Existe algum tipo de resistência, interna ou externa, à implantação da IA nas organizações e, em particular, na de vocês?
Mais do que resistências explícitas, o que encontramos é incerteza ou cautela, especialmente nos primeiros momentos. É natural: estamos falando de uma tecnologia muito nova, que muda a forma de trabalhar e pode gerar dúvidas sobre seu impacto no médio prazo. Por isso, desde o início apostamos em uma estratégia de comunicação clara, formação contínua e acompanhamento próximo. Criamos comunidades internas, formamos milhares de colaboradores e geramos espaços para experimentação. O que vimos é que, quando as pessoas entendem o potencial da IA e veem como ela melhora seu trabalho, tornam-se suas maiores promotoras. A chave está em gerar confiança, ouvir muito e demonstrar que a mudança não é imposta, mas construída de forma compartilhada.

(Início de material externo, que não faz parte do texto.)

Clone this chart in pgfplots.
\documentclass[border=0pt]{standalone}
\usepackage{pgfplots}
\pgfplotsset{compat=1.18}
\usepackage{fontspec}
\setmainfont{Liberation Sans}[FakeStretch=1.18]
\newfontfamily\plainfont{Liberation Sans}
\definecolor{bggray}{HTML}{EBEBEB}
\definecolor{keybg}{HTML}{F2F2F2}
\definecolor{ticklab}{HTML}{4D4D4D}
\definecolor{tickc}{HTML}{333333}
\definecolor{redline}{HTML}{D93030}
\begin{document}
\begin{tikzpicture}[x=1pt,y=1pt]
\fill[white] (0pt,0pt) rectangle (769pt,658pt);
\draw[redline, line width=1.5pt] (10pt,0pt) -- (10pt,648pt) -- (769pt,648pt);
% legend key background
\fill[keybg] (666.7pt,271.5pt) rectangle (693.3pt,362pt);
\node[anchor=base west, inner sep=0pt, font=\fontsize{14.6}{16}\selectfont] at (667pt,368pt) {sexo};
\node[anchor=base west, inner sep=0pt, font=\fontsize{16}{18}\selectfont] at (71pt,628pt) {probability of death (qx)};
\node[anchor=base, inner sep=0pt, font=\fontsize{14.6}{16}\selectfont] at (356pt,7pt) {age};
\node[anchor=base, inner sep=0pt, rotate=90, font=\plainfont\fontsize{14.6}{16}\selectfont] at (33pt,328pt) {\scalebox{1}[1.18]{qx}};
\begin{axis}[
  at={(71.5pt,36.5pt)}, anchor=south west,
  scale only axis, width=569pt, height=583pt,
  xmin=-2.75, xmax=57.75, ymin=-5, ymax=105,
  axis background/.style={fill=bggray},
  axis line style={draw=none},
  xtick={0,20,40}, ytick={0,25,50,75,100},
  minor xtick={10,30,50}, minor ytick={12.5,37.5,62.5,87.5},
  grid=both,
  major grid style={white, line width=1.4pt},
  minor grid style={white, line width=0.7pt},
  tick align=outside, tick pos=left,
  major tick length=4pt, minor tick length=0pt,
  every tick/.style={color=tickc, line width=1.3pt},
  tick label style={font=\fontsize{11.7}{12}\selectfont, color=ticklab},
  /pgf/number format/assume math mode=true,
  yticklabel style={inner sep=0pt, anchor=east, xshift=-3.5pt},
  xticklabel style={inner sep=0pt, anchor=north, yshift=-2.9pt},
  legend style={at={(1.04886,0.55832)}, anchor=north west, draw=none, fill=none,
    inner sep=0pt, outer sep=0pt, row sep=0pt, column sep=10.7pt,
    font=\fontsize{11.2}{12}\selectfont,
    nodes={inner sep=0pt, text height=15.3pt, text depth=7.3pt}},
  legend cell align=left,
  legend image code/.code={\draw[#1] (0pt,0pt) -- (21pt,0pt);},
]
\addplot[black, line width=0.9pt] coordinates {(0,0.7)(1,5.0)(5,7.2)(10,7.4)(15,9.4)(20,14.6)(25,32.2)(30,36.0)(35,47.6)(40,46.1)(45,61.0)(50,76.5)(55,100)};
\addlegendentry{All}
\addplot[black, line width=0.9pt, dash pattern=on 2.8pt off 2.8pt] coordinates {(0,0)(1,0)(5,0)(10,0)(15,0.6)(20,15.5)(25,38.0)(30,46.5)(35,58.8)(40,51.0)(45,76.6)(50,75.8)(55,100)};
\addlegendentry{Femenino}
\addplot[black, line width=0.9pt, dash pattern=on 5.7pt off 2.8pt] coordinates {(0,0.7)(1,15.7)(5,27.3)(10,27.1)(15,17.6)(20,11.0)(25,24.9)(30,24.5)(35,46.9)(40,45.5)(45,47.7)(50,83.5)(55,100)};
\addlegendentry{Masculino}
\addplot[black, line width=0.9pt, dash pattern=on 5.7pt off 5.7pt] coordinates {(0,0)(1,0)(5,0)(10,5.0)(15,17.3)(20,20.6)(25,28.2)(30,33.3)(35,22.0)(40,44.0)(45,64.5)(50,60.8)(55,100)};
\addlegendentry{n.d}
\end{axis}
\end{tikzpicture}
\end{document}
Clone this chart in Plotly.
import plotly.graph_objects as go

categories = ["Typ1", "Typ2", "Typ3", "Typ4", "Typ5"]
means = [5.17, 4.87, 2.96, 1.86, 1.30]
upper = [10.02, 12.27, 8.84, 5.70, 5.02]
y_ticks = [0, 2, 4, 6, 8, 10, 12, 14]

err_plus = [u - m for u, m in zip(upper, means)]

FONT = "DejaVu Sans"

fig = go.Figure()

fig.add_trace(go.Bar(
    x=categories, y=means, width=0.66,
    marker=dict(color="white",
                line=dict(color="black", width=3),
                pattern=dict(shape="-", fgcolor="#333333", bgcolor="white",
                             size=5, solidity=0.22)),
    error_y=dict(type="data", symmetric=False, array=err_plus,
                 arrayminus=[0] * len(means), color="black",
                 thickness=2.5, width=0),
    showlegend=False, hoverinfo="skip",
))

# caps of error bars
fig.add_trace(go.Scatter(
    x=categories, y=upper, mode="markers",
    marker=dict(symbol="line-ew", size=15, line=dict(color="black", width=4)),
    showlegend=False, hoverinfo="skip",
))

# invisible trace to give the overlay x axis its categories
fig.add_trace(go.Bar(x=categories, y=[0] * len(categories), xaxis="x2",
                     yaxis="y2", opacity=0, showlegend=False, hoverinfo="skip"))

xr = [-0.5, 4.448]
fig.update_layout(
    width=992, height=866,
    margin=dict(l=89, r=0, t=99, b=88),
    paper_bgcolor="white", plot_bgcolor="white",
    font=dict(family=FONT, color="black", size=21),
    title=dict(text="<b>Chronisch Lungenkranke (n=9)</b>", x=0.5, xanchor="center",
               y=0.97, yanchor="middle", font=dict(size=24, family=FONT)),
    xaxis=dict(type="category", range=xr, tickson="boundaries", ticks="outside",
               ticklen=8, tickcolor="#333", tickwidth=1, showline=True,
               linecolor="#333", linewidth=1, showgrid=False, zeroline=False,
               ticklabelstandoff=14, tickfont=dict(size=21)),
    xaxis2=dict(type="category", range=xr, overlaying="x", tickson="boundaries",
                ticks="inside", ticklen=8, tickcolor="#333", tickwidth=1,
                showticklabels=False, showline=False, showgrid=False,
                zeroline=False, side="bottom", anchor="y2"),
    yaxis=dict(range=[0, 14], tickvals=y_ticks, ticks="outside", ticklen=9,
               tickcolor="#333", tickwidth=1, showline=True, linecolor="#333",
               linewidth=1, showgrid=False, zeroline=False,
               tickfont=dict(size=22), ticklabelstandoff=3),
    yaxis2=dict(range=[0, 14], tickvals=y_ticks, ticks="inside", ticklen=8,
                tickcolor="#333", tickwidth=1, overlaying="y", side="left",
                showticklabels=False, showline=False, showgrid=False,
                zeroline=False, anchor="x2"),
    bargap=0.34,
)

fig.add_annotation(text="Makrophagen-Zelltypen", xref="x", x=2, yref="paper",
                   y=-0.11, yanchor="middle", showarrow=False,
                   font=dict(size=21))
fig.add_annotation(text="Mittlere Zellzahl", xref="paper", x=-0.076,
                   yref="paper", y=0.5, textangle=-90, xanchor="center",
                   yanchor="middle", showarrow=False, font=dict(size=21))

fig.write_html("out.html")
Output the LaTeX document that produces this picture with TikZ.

Quais tendências em IA terão maior impacto nos bancos nos próximos anos? E qual você acha que será o papel do humano em toda essa revolução, ou seja, como IA e talento humano irão conviver?
Vemos uma evolução clara rumo a agentes cada vez mais autônomos que poderão executar tarefas de forma proativa, conectando dados, ferramentas e decisões em um único fluxo. Isso vai mudar radicalmente os modelos operacionais. Também será fundamental a integração da IA com dados internos para oferecer soluções verdadeiramente inteligentes, personalizadas e contextuais. Mas diante dessa crescente automação, o papel humano será mais importante do que nunca: supervisionar, dar sentido, contextualizar, aportar empatia. Em vez de substituir, a IA obriga a redefinir os talentos necessários. Aqueles profissionais que souberem trabalhar em colaboração com essas ferramentas terão um valor diferencial muito alto. Nosso foco está em preparar as pessoas para conviver com a IA e tirar o melhor dessa colaboração.
Para finalizar, e como reflexão profunda, gostaria que você nos desse uma visão genérica sobre oportunidades e riscos da IA, sua implantação na sociedade em todos os tipos de indústrias e os desafios que pode apresentar.
A IA é provavelmente a tecnologia com maior potencial transformador das próximas décadas. Pode ajudar a democratizar o conhecimento, melhorar a produtividade global, acelerar a inovação científica, personalizar serviços essenciais como saúde ou educação… Mas também acarreta riscos importantes: uma má implementação pode aumentar as desigualdades, gerar dependência tecnológica, eliminar empregos sem alternativa ou consolidar vieses invisíveis. Por isso é fundamental avançar com ambição, mas também com humildade. Não se trata apenas de inovar mais rápido, mas de inovar melhor. A regulação, a ética, a inclusão e a transparência devem estar no centro. As organizações que conseguirem integrar IA com propósito e valores serão as que liderarão de forma sustentável este novo ciclo.